YOUR TASK:
Print all of the lines exactly. Any picture among them stays out.

── DATASET EXCERPT

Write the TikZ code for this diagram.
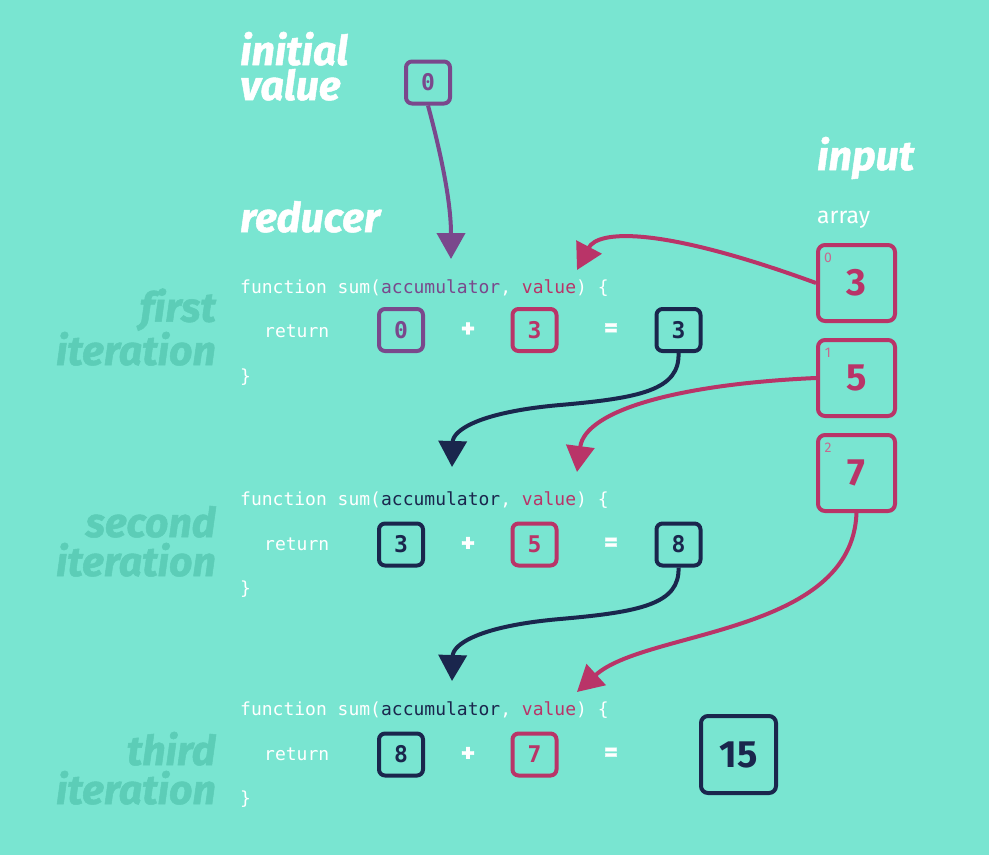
\documentclass[tikz,border=0pt]{standalone}
\usepackage{fontspec}
\setmainfont{Fira Sans}
\newfontfamily\codefont{DejaVu Sans Mono}
\newfontfamily\headfont[Ligatures=NoCommon]{Fira Sans}
\newfontfamily\heavyfont[Ligatures=NoCommon,FakeBold=1.2]{Fira Sans}
\usetikzlibrary{arrows.meta}
\definecolor{bg}{HTML}{79E5D1}
\definecolor{purp}{HTML}{7A488C}
\definecolor{mag}{HTML}{B93468}
\definecolor{navy}{HTML}{1A264D}
\definecolor{itercol}{HTML}{5CCDB7}
\definecolor{idxcol}{HTML}{C8698F}
\tikzset{
  heading/.style={anchor=base west,inner sep=0pt,text=white,font=\heavyfont\fontsize{41}{35}\selectfont\bfseries\itshape},
  iterlabel/.style={anchor=base east,inner sep=0pt,text=itercol,font=\heavyfont\fontsize{41}{39}\selectfont\bfseries\itshape},
  code/.style={anchor=base west,inner sep=0pt,text=white,font=\codefont\fontsize{18}{18}\selectfont},
  valbox/.style={draw=#1,text=#1,line width=4pt,rounded corners=6pt,minimum width=44pt,minimum height=42pt,inner sep=0pt,font=\codefont\fontsize{23}{23}\selectfont\bfseries},
  inbox/.style={draw=mag,text=mag,line width=4pt,rounded corners=7pt,minimum width=77pt,minimum height=76pt,inner sep=0pt,font=\headfont\fontsize{38}{38}\selectfont\bfseries},
  bigbox/.style={draw=navy,text=navy,line width=4pt,rounded corners=7pt,minimum width=75pt,minimum height=77pt,inner sep=0pt,font=\headfont\fontsize{38}{38}\selectfont\bfseries},
  idx/.style={anchor=center,inner sep=0pt,text=idxcol,font=\headfont\fontsize{14}{14}\selectfont},
  op/.style={inner sep=0pt,text=white,font=\heavyfont\fontsize{27}{27}\selectfont\bfseries},
  flow/.style={line width=4pt,draw=#1,-{Triangle[width=28pt,length=26pt,fill=#1]}},
}
\begin{document}
\begin{tikzpicture}[x=1pt,y=-1pt]
\useasboundingbox[fill=bg] (0,0) rectangle (989,855);

% headings
\node[heading,align=left] (hinit) at (240,100) {initial\\value};
\node[heading] (hred) at (240,232) {reducer};
\node[heading] (hinp) at (817,170) {input};
\node[anchor=base west,inner sep=0pt,text=white,font=\headfont\fontsize{23}{23}\selectfont] (harr) at (817,223) {array};

% initial value
\node[valbox=purp] (init) at (428,82.5) {0};

% input array
\node[inbox] (in0) at (856.5,283) {3};
\node[inbox] (in1) at (856.5,378) {5};
\node[inbox] (in2) at (856.5,473) {7};
\node[idx] (i0) at (828,258) {0};
\node[idx] (i1) at (828,353) {1};
\node[idx] (i2) at (828,448) {2};

% iteration labels
\node[iterlabel,align=right] (l1) at (216,365) {first\\iteration};
\node[iterlabel,align=right] (l2) at (216,576) {second\\iteration};
\node[iterlabel,align=right] (l3) at (216,804) {third\\iteration};

% row 1
\node[code] (f1) at (240,293) {function sum(\textcolor{purp}{accumulator}, \textcolor{mag}{value}) \{};
\node[code] (r1) at (264,337) {return};
\node[code] (c1) at (240,382) {\}};
\node[valbox=purp] (a1) at (401,330) {0};
\node[op] (p1) at (468,330) {+};
\node[valbox=mag] (v1) at (534.5,330) {3};
\node[op] (e1) at (611,330) {=};
\node[valbox=navy] (s1) at (678.5,330) {3};

% row 2
\node[code] (f2) at (240,505) {function sum(\textcolor{navy}{accumulator}, \textcolor{mag}{value}) \{};
\node[code] (r2) at (264,550) {return};
\node[code] (c2) at (240,594) {\}};
\node[valbox=navy] (a2) at (401,544.5) {3};
\node[op] (p2) at (468,544.5) {+};
\node[valbox=mag] (v2) at (534.5,544.5) {5};
\node[op] (e2) at (611,544.5) {=};
\node[valbox=navy] (s2) at (678.5,544.5) {8};

% row 3
\node[code] (f3) at (240,715) {function sum(\textcolor{navy}{accumulator}, \textcolor{mag}{value}) \{};
\node[code] (r3) at (264,760) {return};
\node[code] (c3) at (240,804) {\}};
\node[valbox=navy] (a3) at (401,754.5) {8};
\node[op] (p3) at (468,754.5) {+};
\node[valbox=mag] (v3) at (534.5,754.5) {7};
\node[op] (e3) at (611,754.5) {=};
\node[bigbox] (s3) at (738.5,754.5) {15};

% arrow targets
\coordinate (tInit) at (451,259);
\coordinate (tV1) at (577,270);
\coordinate (tA2) at (452,467);
\coordinate (tV2) at (577,472);
\coordinate (tA3) at (452,681);
\coordinate (tV3) at (577,692);

% arrows
\draw[flow=purp] (init.south) .. controls (440,150) and (451,200) .. (tInit);
\draw[flow=mag] (in0.west) .. controls (660,226) and (598,230) .. (tV1);
\draw[flow=mag] (in1.west) .. controls (680,384) and (585,410) .. (tV2);
\draw[flow=mag] (in2.south) .. controls (852,635) and (645,630) .. (tV3);
\draw[flow=navy] (s1.south) .. controls (680,390) and (640,398) .. (560,405) .. controls (480,412) and (453,430) .. (tA2);
\draw[flow=navy] (s2.south) .. controls (680,604) and (640,612) .. (560,619) .. controls (480,626) and (453,644) .. (tA3);
\end{tikzpicture}
\end{document}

────

THE RESPONSE:
Write the TikZ code for this diagram.
\documentclass[tikz,border=0pt]{standalone}
\usepackage{fontspec}
\setmainfont{Fira Sans}
\newfontfamily\codefont{DejaVu Sans Mono}
\newfontfamily\headfont[Ligatures=NoCommon]{Fira Sans}
\newfontfamily\heavyfont[Ligatures=NoCommon,FakeBold=1.2]{Fira Sans}
\usetikzlibrary{arrows.meta}
\definecolor{bg}{HTML}{79E5D1}
\definecolor{purp}{HTML}{7A488C}
\definecolor{mag}{HTML}{B93468}
\definecolor{navy}{HTML}{1A264D}
\definecolor{itercol}{HTML}{5CCDB7}
\definecolor{idxcol}{HTML}{C8698F}
\tikzset{
  heading/.style={anchor=base west,inner sep=0pt,text=white,font=\heavyfont\fontsize{41}{35}\selectfont\bfseries\itshape},
  iterlabel/.style={anchor=base east,inner sep=0pt,text=itercol,font=\heavyfont\fontsize{41}{39}\selectfont\bfseries\itshape},
  code/.style={anchor=base west,inner sep=0pt,text=white,font=\codefont\fontsize{18}{18}\selectfont},
  valbox/.style={draw=#1,text=#1,line width=4pt,rounded corners=6pt,minimum width=44pt,minimum height=42pt,inner sep=0pt,font=\codefont\fontsize{23}{23}\selectfont\bfseries},
  inbox/.style={draw=mag,text=mag,line width=4pt,rounded corners=7pt,minimum width=77pt,minimum height=76pt,inner sep=0pt,font=\headfont\fontsize{38}{38}\selectfont\bfseries},
  bigbox/.style={draw=navy,text=navy,line width=4pt,rounded corners=7pt,minimum width=75pt,minimum height=77pt,inner sep=0pt,font=\headfont\fontsize{38}{38}\selectfont\bfseries},
  idx/.style={anchor=center,inner sep=0pt,text=idxcol,font=\headfont\fontsize{14}{14}\selectfont},
  op/.style={inner sep=0pt,text=white,font=\heavyfont\fontsize{27}{27}\selectfont\bfseries},
  flow/.style={line width=4pt,draw=#1,-{Triangle[width=28pt,length=26pt,fill=#1]}},
}
\begin{document}
\begin{tikzpicture}[x=1pt,y=-1pt]
\useasboundingbox[fill=bg] (0,0) rectangle (989,855);

% headings
\node[heading,align=left] (hinit) at (240,100) {initial\\value};
\node[heading] (hred) at (240,232) {reducer};
\node[heading] (hinp) at (817,170) {input};
\node[anchor=base west,inner sep=0pt,text=white,font=\headfont\fontsize{23}{23}\selectfont] (harr) at (817,223) {array};

% initial value
\node[valbox=purp] (init) at (428,82.5) {0};

% input array
\node[inbox] (in0) at (856.5,283) {3};
\node[inbox] (in1) at (856.5,378) {5};
\node[inbox] (in2) at (856.5,473) {7};
\node[idx] (i0) at (828,258) {0};
\node[idx] (i1) at (828,353) {1};
\node[idx] (i2) at (828,448) {2};

% iteration labels
\node[iterlabel,align=right] (l1) at (216,365) {first\\iteration};
\node[iterlabel,align=right] (l2) at (216,576) {second\\iteration};
\node[iterlabel,align=right] (l3) at (216,804) {third\\iteration};

% row 1
\node[code] (f1) at (240,293) {function sum(\textcolor{purp}{accumulator}, \textcolor{mag}{value}) \{};
\node[code] (r1) at (264,337) {return};
\node[code] (c1) at (240,382) {\}};
\node[valbox=purp] (a1) at (401,330) {0};
\node[op] (p1) at (468,330) {+};
\node[valbox=mag] (v1) at (534.5,330) {3};
\node[op] (e1) at (611,330) {=};
\node[valbox=navy] (s1) at (678.5,330) {3};

% row 2
\node[code] (f2) at (240,505) {function sum(\textcolor{navy}{accumulator}, \textcolor{mag}{value}) \{};
\node[code] (r2) at (264,550) {return};
\node[code] (c2) at (240,594) {\}};
\node[valbox=navy] (a2) at (401,544.5) {3};
\node[op] (p2) at (468,544.5) {+};
\node[valbox=mag] (v2) at (534.5,544.5) {5};
\node[op] (e2) at (611,544.5) {=};
\node[valbox=navy] (s2) at (678.5,544.5) {8};

% row 3
\node[code] (f3) at (240,715) {function sum(\textcolor{navy}{accumulator}, \textcolor{mag}{value}) \{};
\node[code] (r3) at (264,760) {return};
\node[code] (c3) at (240,804) {\}};
\node[valbox=navy] (a3) at (401,754.5) {8};
\node[op] (p3) at (468,754.5) {+};
\node[valbox=mag] (v3) at (534.5,754.5) {7};
\node[op] (e3) at (611,754.5) {=};
\node[bigbox] (s3) at (738.5,754.5) {15};

% arrow targets
\coordinate (tInit) at (451,259);
\coordinate (tV1) at (577,270);
\coordinate (tA2) at (452,467);
\coordinate (tV2) at (577,472);
\coordinate (tA3) at (452,681);
\coordinate (tV3) at (577,692);

% arrows
\draw[flow=purp] (init.south) .. controls (440,150) and (451,200) .. (tInit);
\draw[flow=mag] (in0.west) .. controls (660,226) and (598,230) .. (tV1);
\draw[flow=mag] (in1.west) .. controls (680,384) and (585,410) .. (tV2);
\draw[flow=mag] (in2.south) .. controls (852,635) and (645,630) .. (tV3);
\draw[flow=navy] (s1.south) .. controls (680,390) and (640,398) .. (560,405) .. controls (480,412) and (453,430) .. (tA2);
\draw[flow=navy] (s2.south) .. controls (680,604) and (640,612) .. (560,619) .. controls (480,626) and (453,644) .. (tA3);
\end{tikzpicture}
\end{document}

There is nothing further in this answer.